== Data shown ==
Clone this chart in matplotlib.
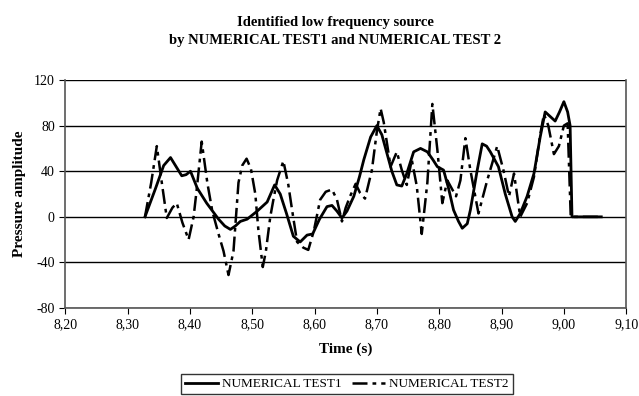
import matplotlib
matplotlib.use("Agg")
import matplotlib.pyplot as plt

plt.rcParams['font.family'] = ['Liberation Serif', 'DejaVu Serif']
plt.rcParams['axes.unicode_minus'] = False

# NUMERICAL TEST1 (solid line)
t1 = [8.328, 8.345, 8.358, 8.369, 8.378, 8.387, 8.394, 8.401, 8.412, 8.427,
      8.446, 8.456, 8.465, 8.473, 8.481, 8.492, 8.508, 8.516, 8.524, 8.536,
      8.545, 8.555, 8.566, 8.577, 8.588, 8.597, 8.608, 8.620, 8.628, 8.636,
      8.644, 8.652, 8.663, 8.672, 8.679, 8.690, 8.700, 8.708, 8.716, 8.724,
      8.732, 8.740, 8.748, 8.759, 8.770, 8.781, 8.790, 8.797, 8.807, 8.815,
      8.823, 8.831, 8.837, 8.845, 8.850, 8.856, 8.861, 8.869, 8.876, 8.882,
      8.895, 8.906, 8.917, 8.922, 8.930, 8.941, 8.952, 8.962, 8.970, 8.978,
      8.986, 8.993, 9.000, 9.006, 9.010, 9.013, 9.060]
v1 = [0, 25, 45, 52, 44, 36, 37, 40, 25, 12,
      -2, -8, -11, -8, -4, -2, 5, 9, 13, 28,
      20, 3, -17, -22, -16, -15, -2, 9, 10, 5,
      -1, 5, 18, 35, 50, 70, 80, 72, 56, 40,
      28, 27, 38, 57, 60, 57, 50, 44, 41, 25,
      6, -4, -10, -6, 6, 25, 41, 64, 62, 57,
      44, 20, 0, -4, 3, 18, 38, 70, 92, 88,
      84, 92, 101, 92, 80, 0, 0]

# NUMERICAL TEST2 (dash-dot line)
t2 = [8.328, 8.338, 8.347, 8.355, 8.363, 8.372, 8.379, 8.388, 8.398, 8.406,
      8.411, 8.419, 8.428, 8.436, 8.446, 8.454, 8.462, 8.470, 8.478, 8.484,
      8.491, 8.498, 8.505, 8.510, 8.517, 8.522, 8.529, 8.534, 8.540, 8.550,
      8.558, 8.564, 8.572, 8.582, 8.590, 8.599, 8.609, 8.618, 8.628, 8.636,
      8.644, 8.650, 8.657, 8.666, 8.673, 8.681, 8.692, 8.700, 8.706, 8.711,
      8.722, 8.732, 8.740, 8.748, 8.756, 8.764, 8.772, 8.781, 8.789, 8.797,
      8.805, 8.813, 8.820, 8.827, 8.834, 8.842, 8.850, 8.863, 8.877, 8.893,
      8.903, 8.912, 8.920, 8.930, 8.941, 8.952, 8.962, 8.968, 8.975, 8.984,
      8.992, 9.000, 9.006, 9.011, 9.060]
v2 = [0, 30, 62, 30, -1, 8, 12, -5, -20, 0,
      24, 66, 30, 5, -15, -30, -51, -30, 30, 45,
      51, 42, 20, -12, -44, -30, 0, 15, 32, 49,
      28, 6, -22, -27, -29, -12, 15, 22, 24, 15,
      -4, 8, 18, 29, 21, 16, 41, 75, 95, 83,
      44, 57, 41, 28, 50, 27, -15, 30, 99, 59,
      12, 32, 25, 18, 32, 69, 41, 3, 32, 62,
      41, 18, 38, 0, 12, 35, 72, 90, 80, 55,
      62, 80, 82, 0, 0]

x_ticks = [8.20, 8.30, 8.40, 8.50, 8.60, 8.70, 8.80, 8.90, 9.00, 9.10]
x_labels = ['8,20', '8,30', '8,40', '8,50', '8,60', '8,70', '8,80', '8,90', '9,00', '9,10']
y_ticks = [-80, -40, 0, 40, 80, 120]

fig = plt.figure(figsize=(6.39, 3.96), dpi=100)
ax = fig.add_axes([0.102, 0.222, 0.878, 0.576])

ax.plot(t1, v1, color='black', lw=2.0, label='NUMERICAL TEST1')
ax.plot(t2, v2, color='black', lw=1.8, linestyle=(0, (6, 2, 1.5, 2)),
        label='NUMERICAL TEST2')

ax.set_xlim(8.20, 9.10)
ax.set_ylim(-80, 120)
ax.set_xticks(x_ticks)
ax.set_xticklabels(x_labels)
ax.set_yticks(y_ticks)
ax.tick_params(labelsize=10, length=4, direction='out')
ax.yaxis.grid(True, color='black', lw=1.0)
ax.set_axisbelow(True)
for s in ['left', 'right', 'bottom']:
    ax.spines[s].set_color('#555555')
    ax.spines[s].set_linewidth(1.2)
ax.spines['top'].set_visible(False)

ax.set_xlabel('Time (s)', fontsize=11, fontweight='bold', labelpad=8)
ax.set_ylabel('Pressure amplitude', fontsize=11, fontweight='bold', labelpad=6)
fig.suptitle('Identified low frequency source\nby NUMERICAL TEST1 and NUMERICAL TEST 2',
             fontsize=10.5, fontweight='bold', x=0.525, y=0.96, linespacing=1.5)

leg = fig.legend(loc='center', bbox_to_anchor=(0.543, 0.03), ncol=2, fontsize=9.5,
                 frameon=True, fancybox=False, edgecolor='black', handlelength=2.5,
                 columnspacing=0.8, handletextpad=0.3, borderpad=0.3)
leg.get_frame().set_linewidth(1.0)

fig.savefig('out.png', dpi=100)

== What you will do ==
Write the listing out a second time exactly, dropping all images.

== Correct result ==
Clone this chart in matplotlib.
import matplotlib
matplotlib.use("Agg")
import matplotlib.pyplot as plt

plt.rcParams['font.family'] = ['Liberation Serif', 'DejaVu Serif']
plt.rcParams['axes.unicode_minus'] = False

# NUMERICAL TEST1 (solid line)
t1 = [8.328, 8.345, 8.358, 8.369, 8.378, 8.387, 8.394, 8.401, 8.412, 8.427,
      8.446, 8.456, 8.465, 8.473, 8.481, 8.492, 8.508, 8.516, 8.524, 8.536,
      8.545, 8.555, 8.566, 8.577, 8.588, 8.597, 8.608, 8.620, 8.628, 8.636,
      8.644, 8.652, 8.663, 8.672, 8.679, 8.690, 8.700, 8.708, 8.716, 8.724,
      8.732, 8.740, 8.748, 8.759, 8.770, 8.781, 8.790, 8.797, 8.807, 8.815,
      8.823, 8.831, 8.837, 8.845, 8.850, 8.856, 8.861, 8.869, 8.876, 8.882,
      8.895, 8.906, 8.917, 8.922, 8.930, 8.941, 8.952, 8.962, 8.970, 8.978,
      8.986, 8.993, 9.000, 9.006, 9.010, 9.013, 9.060]
v1 = [0, 25, 45, 52, 44, 36, 37, 40, 25, 12,
      -2, -8, -11, -8, -4, -2, 5, 9, 13, 28,
      20, 3, -17, -22, -16, -15, -2, 9, 10, 5,
      -1, 5, 18, 35, 50, 70, 80, 72, 56, 40,
      28, 27, 38, 57, 60, 57, 50, 44, 41, 25,
      6, -4, -10, -6, 6, 25, 41, 64, 62, 57,
      44, 20, 0, -4, 3, 18, 38, 70, 92, 88,
      84, 92, 101, 92, 80, 0, 0]

# NUMERICAL TEST2 (dash-dot line)
t2 = [8.328, 8.338, 8.347, 8.355, 8.363, 8.372, 8.379, 8.388, 8.398, 8.406,
      8.411, 8.419, 8.428, 8.436, 8.446, 8.454, 8.462, 8.470, 8.478, 8.484,
      8.491, 8.498, 8.505, 8.510, 8.517, 8.522, 8.529, 8.534, 8.540, 8.550,
      8.558, 8.564, 8.572, 8.582, 8.590, 8.599, 8.609, 8.618, 8.628, 8.636,
      8.644, 8.650, 8.657, 8.666, 8.673, 8.681, 8.692, 8.700, 8.706, 8.711,
      8.722, 8.732, 8.740, 8.748, 8.756, 8.764, 8.772, 8.781, 8.789, 8.797,
      8.805, 8.813, 8.820, 8.827, 8.834, 8.842, 8.850, 8.863, 8.877, 8.893,
      8.903, 8.912, 8.920, 8.930, 8.941, 8.952, 8.962, 8.968, 8.975, 8.984,
      8.992, 9.000, 9.006, 9.011, 9.060]
v2 = [0, 30, 62, 30, -1, 8, 12, -5, -20, 0,
      24, 66, 30, 5, -15, -30, -51, -30, 30, 45,
      51, 42, 20, -12, -44, -30, 0, 15, 32, 49,
      28, 6, -22, -27, -29, -12, 15, 22, 24, 15,
      -4, 8, 18, 29, 21, 16, 41, 75, 95, 83,
      44, 57, 41, 28, 50, 27, -15, 30, 99, 59,
      12, 32, 25, 18, 32, 69, 41, 3, 32, 62,
      41, 18, 38, 0, 12, 35, 72, 90, 80, 55,
      62, 80, 82, 0, 0]

x_ticks = [8.20, 8.30, 8.40, 8.50, 8.60, 8.70, 8.80, 8.90, 9.00, 9.10]
x_labels = ['8,20', '8,30', '8,40', '8,50', '8,60', '8,70', '8,80', '8,90', '9,00', '9,10']
y_ticks = [-80, -40, 0, 40, 80, 120]

fig = plt.figure(figsize=(6.39, 3.96), dpi=100)
ax = fig.add_axes([0.102, 0.222, 0.878, 0.576])

ax.plot(t1, v1, color='black', lw=2.0, label='NUMERICAL TEST1')
ax.plot(t2, v2, color='black', lw=1.8, linestyle=(0, (6, 2, 1.5, 2)),
        label='NUMERICAL TEST2')

ax.set_xlim(8.20, 9.10)
ax.set_ylim(-80, 120)
ax.set_xticks(x_ticks)
ax.set_xticklabels(x_labels)
ax.set_yticks(y_ticks)
ax.tick_params(labelsize=10, length=4, direction='out')
ax.yaxis.grid(True, color='black', lw=1.0)
ax.set_axisbelow(True)
for s in ['left', 'right', 'bottom']:
    ax.spines[s].set_color('#555555')
    ax.spines[s].set_linewidth(1.2)
ax.spines['top'].set_visible(False)

ax.set_xlabel('Time (s)', fontsize=11, fontweight='bold', labelpad=8)
ax.set_ylabel('Pressure amplitude', fontsize=11, fontweight='bold', labelpad=6)
fig.suptitle('Identified low frequency source\nby NUMERICAL TEST1 and NUMERICAL TEST 2',
             fontsize=10.5, fontweight='bold', x=0.525, y=0.96, linespacing=1.5)

leg = fig.legend(loc='center', bbox_to_anchor=(0.543, 0.03), ncol=2, fontsize=9.5,
                 frameon=True, fancybox=False, edgecolor='black', handlelength=2.5,
                 columnspacing=0.8, handletextpad=0.3, borderpad=0.3)
leg.get_frame().set_linewidth(1.0)

fig.savefig('out.png', dpi=100)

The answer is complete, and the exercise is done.